20. yüzyılın başlarında literatüre giren aeroelastisite terimi, özellikle uçak sanayisinde, esnek yapıların havanın dinamik etkileri altında nasıl davrandığı üzerine yapılan çalışmalarla önem kazanmıştır. Bu bilim dalı, aerodinamik kuvvetler, elastik kuvvetler ve atalet kuvvetlerin etkileşimini inceler. Günümüzde ise havacılık sektörünün yanı sıra, rüzgar türbinleri gibi alanlarda da bu etkilerin analizi yapılmaktadır. Modern simulasyon teknikleri ve gelişmiş mühendislik araçları ile bu etkileşimlerin önceden tahmin ve kontrol edilmesi mümkün hale gelmiştir. Bu sayede yapısal bütünlük korunabilir ve güvenli operasyonlar sağlanabilir. "Uçuş zarfı" içinde güvenli çalışmayı garanti altına almak için bu etkiler denetlenmektedir.
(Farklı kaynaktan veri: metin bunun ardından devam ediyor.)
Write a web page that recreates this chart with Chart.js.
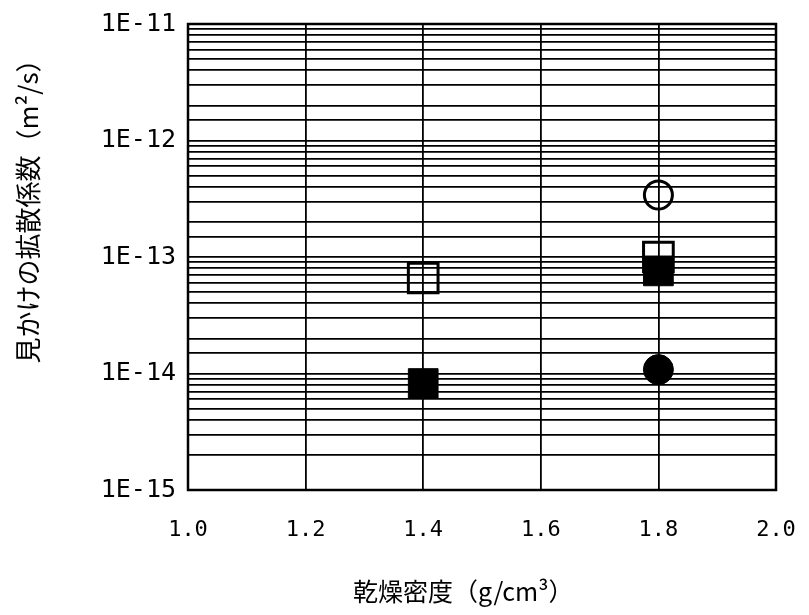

Aeroelastisite, özellikle havacılık sektöründe inovasyon ve güvenliği artırmak adına önemli bir rol oynar. Bu kavram, uçak tasarımlarında kullanılan yapıların daha hafif ancak aynı oranda dayanıklı olmasını sağlamaktadır. Bunun yanı sıra, müşteri taleplerine daha iyi hizmet verme olanağı sunar ve bu sayede şirketin prestiji artabilir. Aeroelastik yapıların potansiyel titreşim sorunları önceden belirlenebilir. Aerodinamik titreşimlerin kontrol altına alınması, operasyon sırasında karşılaşılan problemleri ve bakım maliyetlerini azaltabilir.
Bir havayolu şirketi, yeni bir uçak modelinin kanat tasarımını değerlendirirken flutter analizlerini de içeren ayrıntılı bir aeroelastik değerlendirme yapar. Bu değerlendirme sayesinde, kanatların uçuş sırasında belirli hızlarda yolcuların rahatsız olmasına veya daha kötüsü kazaya neden olabilecek titreşimlerden kaynaklanan kararsızlıklara yol açmaması sağlanır. Böylece, şirketin yeni uçağı daha güvenli ve konforlu bir şekilde pazarda yerini alabilir.